▸ **Instructions to follow**: Please output every line of the material as it stands, without the pictures.
── Data section
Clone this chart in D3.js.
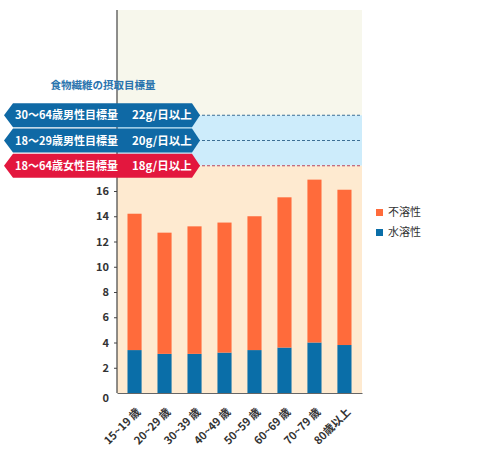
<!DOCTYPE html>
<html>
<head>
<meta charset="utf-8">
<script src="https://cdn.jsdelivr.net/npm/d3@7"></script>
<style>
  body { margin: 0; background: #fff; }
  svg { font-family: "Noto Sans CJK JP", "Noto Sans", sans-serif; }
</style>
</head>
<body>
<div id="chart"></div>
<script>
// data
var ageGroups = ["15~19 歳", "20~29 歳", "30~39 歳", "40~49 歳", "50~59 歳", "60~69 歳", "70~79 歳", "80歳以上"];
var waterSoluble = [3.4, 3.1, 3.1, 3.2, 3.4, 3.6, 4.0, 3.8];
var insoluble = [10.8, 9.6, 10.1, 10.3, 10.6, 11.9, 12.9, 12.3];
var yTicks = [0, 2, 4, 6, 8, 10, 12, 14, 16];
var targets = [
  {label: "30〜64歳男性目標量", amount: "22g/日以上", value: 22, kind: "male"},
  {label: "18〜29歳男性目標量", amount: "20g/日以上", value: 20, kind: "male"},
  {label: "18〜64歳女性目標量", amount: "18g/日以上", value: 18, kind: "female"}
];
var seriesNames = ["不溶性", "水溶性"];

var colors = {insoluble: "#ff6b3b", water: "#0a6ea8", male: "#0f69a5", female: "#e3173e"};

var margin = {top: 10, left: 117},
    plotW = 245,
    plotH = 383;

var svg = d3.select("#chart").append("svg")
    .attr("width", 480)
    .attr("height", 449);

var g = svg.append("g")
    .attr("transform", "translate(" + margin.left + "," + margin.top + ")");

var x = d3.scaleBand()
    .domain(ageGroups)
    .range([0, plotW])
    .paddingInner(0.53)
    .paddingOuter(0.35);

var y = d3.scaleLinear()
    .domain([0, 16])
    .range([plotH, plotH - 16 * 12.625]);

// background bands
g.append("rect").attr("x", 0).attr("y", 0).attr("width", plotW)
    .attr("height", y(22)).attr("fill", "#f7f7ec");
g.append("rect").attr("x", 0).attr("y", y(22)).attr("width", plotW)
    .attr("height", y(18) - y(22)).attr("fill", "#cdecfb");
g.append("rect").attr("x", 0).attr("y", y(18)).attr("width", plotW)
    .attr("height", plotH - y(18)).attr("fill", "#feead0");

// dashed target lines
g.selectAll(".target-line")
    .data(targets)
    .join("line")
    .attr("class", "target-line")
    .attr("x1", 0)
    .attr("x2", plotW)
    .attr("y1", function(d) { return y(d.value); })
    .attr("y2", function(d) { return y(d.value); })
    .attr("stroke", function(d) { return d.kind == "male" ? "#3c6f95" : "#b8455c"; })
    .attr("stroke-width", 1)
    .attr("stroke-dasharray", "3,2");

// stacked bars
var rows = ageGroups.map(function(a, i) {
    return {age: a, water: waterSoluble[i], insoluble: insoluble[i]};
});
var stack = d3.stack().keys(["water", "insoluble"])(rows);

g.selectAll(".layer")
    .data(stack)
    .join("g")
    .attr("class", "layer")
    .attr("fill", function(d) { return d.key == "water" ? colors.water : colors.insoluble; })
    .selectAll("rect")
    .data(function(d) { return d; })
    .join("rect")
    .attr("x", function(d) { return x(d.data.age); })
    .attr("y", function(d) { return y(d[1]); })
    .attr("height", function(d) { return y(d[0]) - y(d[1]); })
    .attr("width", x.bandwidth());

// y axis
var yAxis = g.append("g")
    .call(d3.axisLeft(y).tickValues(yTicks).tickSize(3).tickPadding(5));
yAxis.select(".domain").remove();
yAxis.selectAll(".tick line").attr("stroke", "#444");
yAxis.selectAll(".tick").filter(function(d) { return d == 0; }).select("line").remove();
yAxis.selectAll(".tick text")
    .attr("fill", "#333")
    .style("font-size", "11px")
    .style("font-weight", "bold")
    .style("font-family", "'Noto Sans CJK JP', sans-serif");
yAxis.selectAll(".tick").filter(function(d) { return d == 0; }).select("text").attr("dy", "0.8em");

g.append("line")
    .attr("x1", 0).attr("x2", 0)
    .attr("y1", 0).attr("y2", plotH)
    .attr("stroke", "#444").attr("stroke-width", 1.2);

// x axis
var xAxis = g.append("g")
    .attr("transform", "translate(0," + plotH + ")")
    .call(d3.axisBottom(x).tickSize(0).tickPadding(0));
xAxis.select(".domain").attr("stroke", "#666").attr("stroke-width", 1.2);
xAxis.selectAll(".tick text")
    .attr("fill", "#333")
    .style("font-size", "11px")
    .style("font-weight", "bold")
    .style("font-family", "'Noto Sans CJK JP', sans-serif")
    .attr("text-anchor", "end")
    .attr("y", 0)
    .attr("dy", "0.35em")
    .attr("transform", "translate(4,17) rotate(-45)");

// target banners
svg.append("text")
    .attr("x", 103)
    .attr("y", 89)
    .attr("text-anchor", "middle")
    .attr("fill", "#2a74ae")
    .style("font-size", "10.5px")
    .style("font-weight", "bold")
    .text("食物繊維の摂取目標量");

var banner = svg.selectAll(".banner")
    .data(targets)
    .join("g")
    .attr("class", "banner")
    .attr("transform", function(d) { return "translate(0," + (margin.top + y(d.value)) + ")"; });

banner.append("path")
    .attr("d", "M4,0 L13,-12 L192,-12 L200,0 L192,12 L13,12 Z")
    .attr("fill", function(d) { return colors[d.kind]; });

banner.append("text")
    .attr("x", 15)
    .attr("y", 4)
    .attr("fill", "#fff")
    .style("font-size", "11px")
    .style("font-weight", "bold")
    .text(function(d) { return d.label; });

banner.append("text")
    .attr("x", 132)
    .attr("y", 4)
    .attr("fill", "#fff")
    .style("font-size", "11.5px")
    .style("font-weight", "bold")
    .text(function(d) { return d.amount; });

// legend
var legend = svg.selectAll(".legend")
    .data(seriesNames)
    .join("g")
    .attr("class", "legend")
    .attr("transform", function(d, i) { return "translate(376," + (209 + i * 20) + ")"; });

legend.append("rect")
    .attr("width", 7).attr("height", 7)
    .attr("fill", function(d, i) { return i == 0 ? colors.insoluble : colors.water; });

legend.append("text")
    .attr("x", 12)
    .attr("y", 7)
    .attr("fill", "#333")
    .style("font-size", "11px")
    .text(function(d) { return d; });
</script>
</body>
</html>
────
▸ **Correct result**:
Clone this chart in D3.js.
<!DOCTYPE html>
<html>
<head>
<meta charset="utf-8">
<script src="https://cdn.jsdelivr.net/npm/d3@7"></script>
<style>
  body { margin: 0; background: #fff; }
  svg { font-family: "Noto Sans CJK JP", "Noto Sans", sans-serif; }
</style>
</head>
<body>
<div id="chart"></div>
<script>
// data
var ageGroups = ["15~19 歳", "20~29 歳", "30~39 歳", "40~49 歳", "50~59 歳", "60~69 歳", "70~79 歳", "80歳以上"];
var waterSoluble = [3.4, 3.1, 3.1, 3.2, 3.4, 3.6, 4.0, 3.8];
var insoluble = [10.8, 9.6, 10.1, 10.3, 10.6, 11.9, 12.9, 12.3];
var yTicks = [0, 2, 4, 6, 8, 10, 12, 14, 16];
var targets = [
  {label: "30〜64歳男性目標量", amount: "22g/日以上", value: 22, kind: "male"},
  {label: "18〜29歳男性目標量", amount: "20g/日以上", value: 20, kind: "male"},
  {label: "18〜64歳女性目標量", amount: "18g/日以上", value: 18, kind: "female"}
];
var seriesNames = ["不溶性", "水溶性"];

var colors = {insoluble: "#ff6b3b", water: "#0a6ea8", male: "#0f69a5", female: "#e3173e"};

var margin = {top: 10, left: 117},
    plotW = 245,
    plotH = 383;

var svg = d3.select("#chart").append("svg")
    .attr("width", 480)
    .attr("height", 449);

var g = svg.append("g")
    .attr("transform", "translate(" + margin.left + "," + margin.top + ")");

var x = d3.scaleBand()
    .domain(ageGroups)
    .range([0, plotW])
    .paddingInner(0.53)
    .paddingOuter(0.35);

var y = d3.scaleLinear()
    .domain([0, 16])
    .range([plotH, plotH - 16 * 12.625]);

// background bands
g.append("rect").attr("x", 0).attr("y", 0).attr("width", plotW)
    .attr("height", y(22)).attr("fill", "#f7f7ec");
g.append("rect").attr("x", 0).attr("y", y(22)).attr("width", plotW)
    .attr("height", y(18) - y(22)).attr("fill", "#cdecfb");
g.append("rect").attr("x", 0).attr("y", y(18)).attr("width", plotW)
    .attr("height", plotH - y(18)).attr("fill", "#feead0");

// dashed target lines
g.selectAll(".target-line")
    .data(targets)
    .join("line")
    .attr("class", "target-line")
    .attr("x1", 0)
    .attr("x2", plotW)
    .attr("y1", function(d) { return y(d.value); })
    .attr("y2", function(d) { return y(d.value); })
    .attr("stroke", function(d) { return d.kind == "male" ? "#3c6f95" : "#b8455c"; })
    .attr("stroke-width", 1)
    .attr("stroke-dasharray", "3,2");

// stacked bars
var rows = ageGroups.map(function(a, i) {
    return {age: a, water: waterSoluble[i], insoluble: insoluble[i]};
});
var stack = d3.stack().keys(["water", "insoluble"])(rows);

g.selectAll(".layer")
    .data(stack)
    .join("g")
    .attr("class", "layer")
    .attr("fill", function(d) { return d.key == "water" ? colors.water : colors.insoluble; })
    .selectAll("rect")
    .data(function(d) { return d; })
    .join("rect")
    .attr("x", function(d) { return x(d.data.age); })
    .attr("y", function(d) { return y(d[1]); })
    .attr("height", function(d) { return y(d[0]) - y(d[1]); })
    .attr("width", x.bandwidth());

// y axis
var yAxis = g.append("g")
    .call(d3.axisLeft(y).tickValues(yTicks).tickSize(3).tickPadding(5));
yAxis.select(".domain").remove();
yAxis.selectAll(".tick line").attr("stroke", "#444");
yAxis.selectAll(".tick").filter(function(d) { return d == 0; }).select("line").remove();
yAxis.selectAll(".tick text")
    .attr("fill", "#333")
    .style("font-size", "11px")
    .style("font-weight", "bold")
    .style("font-family", "'Noto Sans CJK JP', sans-serif");
yAxis.selectAll(".tick").filter(function(d) { return d == 0; }).select("text").attr("dy", "0.8em");

g.append("line")
    .attr("x1", 0).attr("x2", 0)
    .attr("y1", 0).attr("y2", plotH)
    .attr("stroke", "#444").attr("stroke-width", 1.2);

// x axis
var xAxis = g.append("g")
    .attr("transform", "translate(0," + plotH + ")")
    .call(d3.axisBottom(x).tickSize(0).tickPadding(0));
xAxis.select(".domain").attr("stroke", "#666").attr("stroke-width", 1.2);
xAxis.selectAll(".tick text")
    .attr("fill", "#333")
    .style("font-size", "11px")
    .style("font-weight", "bold")
    .style("font-family", "'Noto Sans CJK JP', sans-serif")
    .attr("text-anchor", "end")
    .attr("y", 0)
    .attr("dy", "0.35em")
    .attr("transform", "translate(4,17) rotate(-45)");

// target banners
svg.append("text")
    .attr("x", 103)
    .attr("y", 89)
    .attr("text-anchor", "middle")
    .attr("fill", "#2a74ae")
    .style("font-size", "10.5px")
    .style("font-weight", "bold")
    .text("食物繊維の摂取目標量");

var banner = svg.selectAll(".banner")
    .data(targets)
    .join("g")
    .attr("class", "banner")
    .attr("transform", function(d) { return "translate(0," + (margin.top + y(d.value)) + ")"; });

banner.append("path")
    .attr("d", "M4,0 L13,-12 L192,-12 L200,0 L192,12 L13,12 Z")
    .attr("fill", function(d) { return colors[d.kind]; });

banner.append("text")
    .attr("x", 15)
    .attr("y", 4)
    .attr("fill", "#fff")
    .style("font-size", "11px")
    .style("font-weight", "bold")
    .text(function(d) { return d.label; });

banner.append("text")
    .attr("x", 132)
    .attr("y", 4)
    .attr("fill", "#fff")
    .style("font-size", "11.5px")
    .style("font-weight", "bold")
    .text(function(d) { return d.amount; });

// legend
var legend = svg.selectAll(".legend")
    .data(seriesNames)
    .join("g")
    .attr("class", "legend")
    .attr("transform", function(d, i) { return "translate(376," + (209 + i * 20) + ")"; });

legend.append("rect")
    .attr("width", 7).attr("height", 7)
    .attr("fill", function(d, i) { return i == 0 ? colors.insoluble : colors.water; });

legend.append("text")
    .attr("x", 12)
    .attr("y", 7)
    .attr("fill", "#333")
    .style("font-size", "11px")
    .text(function(d) { return d; });
</script>
</body>
</html>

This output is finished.